For Katie, the proudest moments aren’t podium finishes. They’re the messages from athletes saying they had an incredible day on the mountain and could feel how strong they were.
Amber Leigh: “Durability in physical and mental.”
- Business: Amber Leigh Training
- Niche: Strength Training for Mountain Athletes
- Instagram | Everfit Marketplace Listing
Amber Leigh’s path into coaching started with her own love for the mountains. Like many winter athletes, she’d spend the off-season training hard, only to find that she couldn’t last full days and packed weeks on the slopes.
So she changed her approach.
After adjusting her own training and feeling a huge difference, she helped friends and clients do the same. The result? Longer days, safer seasons, and a lot more fun on the mountain.

Amber’s programs focus on durability. Expect plenty of unilateral movements, impact training, and smart “damage control” work to reduce injury risk. The goal isn’t just performance, it’s staying strong all season long.
For Amber, the proudest moments are simple: when a client finishes their first day of ski trip and says, “My legs still feel as fresh as day one.”
Her clients also receive lifestyle coaching alongside their gym work, helping them build balance, recovery habits, and mental resilience both on and off the slopes.
During peak season, training shifts to support time on the hill, more recovery-focused, controlled, and impact-aware.
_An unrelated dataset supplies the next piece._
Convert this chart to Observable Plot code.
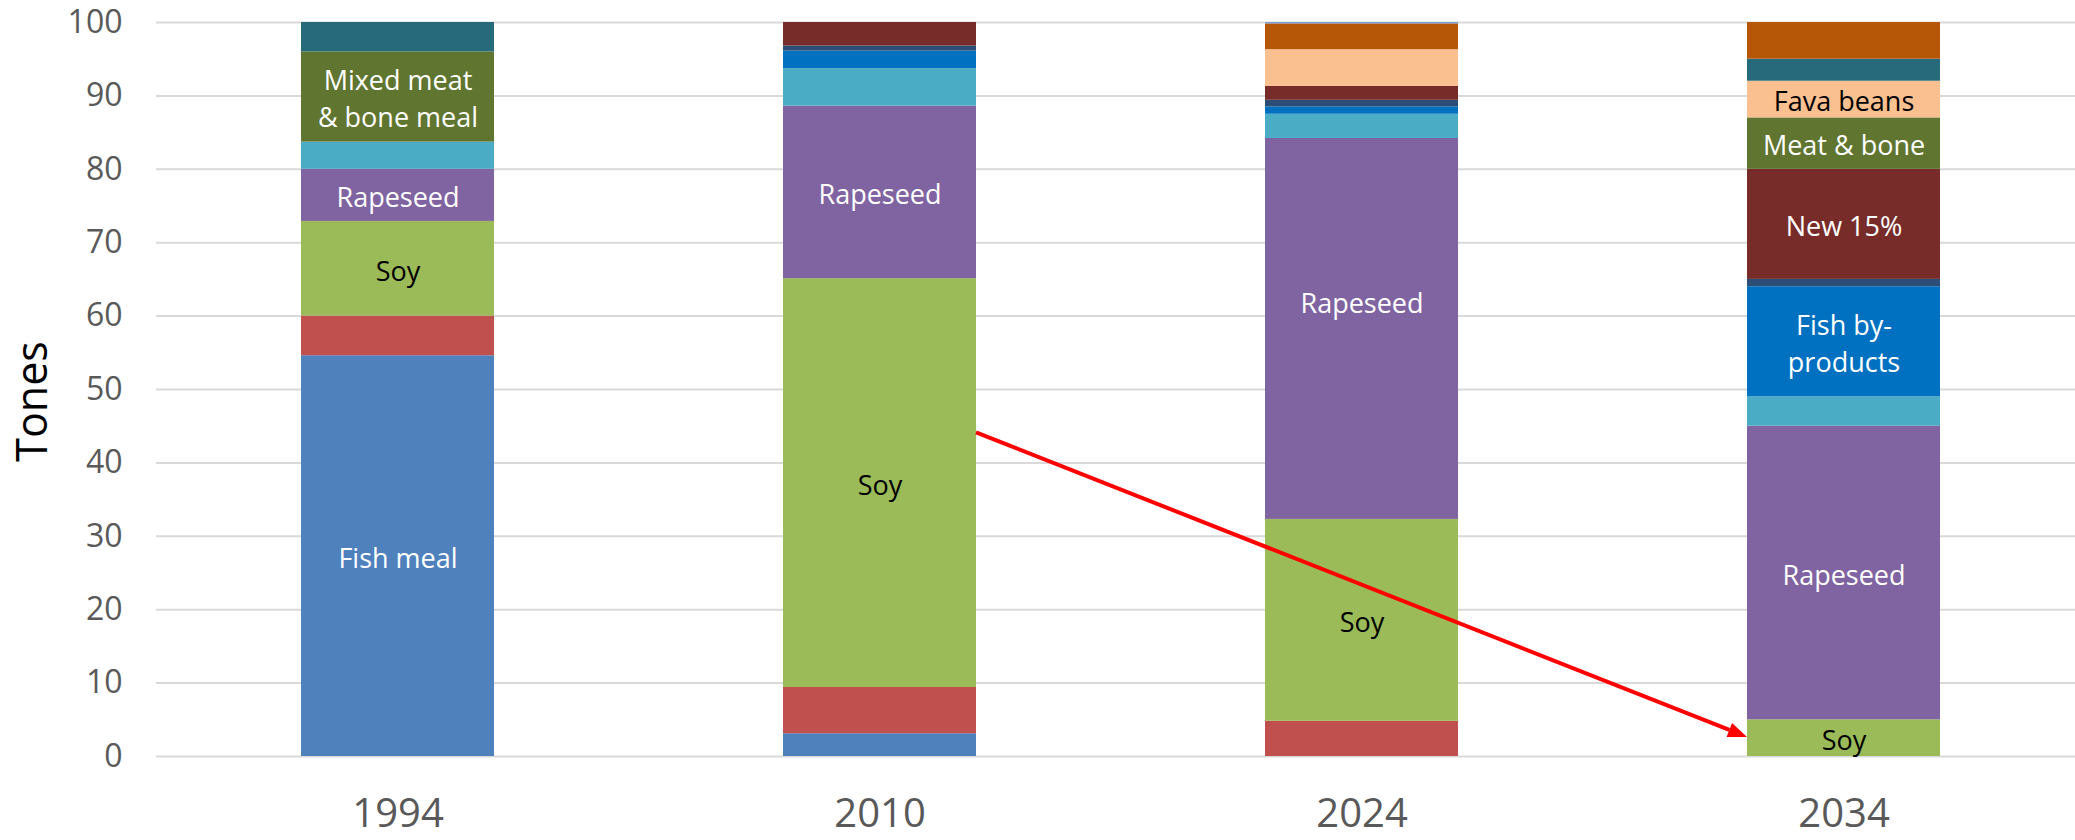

Off-season is where strength and endurance are built.
Wrapping Up
Carolyn builds adaptable athletes who can handle the unpredictability of the mountains.
Katie focuses on strength as the foundation for confidence, progression, and longevity in the sport.
Amber trains durability so athletes can show up strong not just on day one, but all season long.
Different methods, shared purpose: helping athletes stay resilient, prepared, and ready for whatever winter throws their way.
Medals may be won on the ice, but they’re built under pressure, steady guidance, and countless hard sessions long before competition day.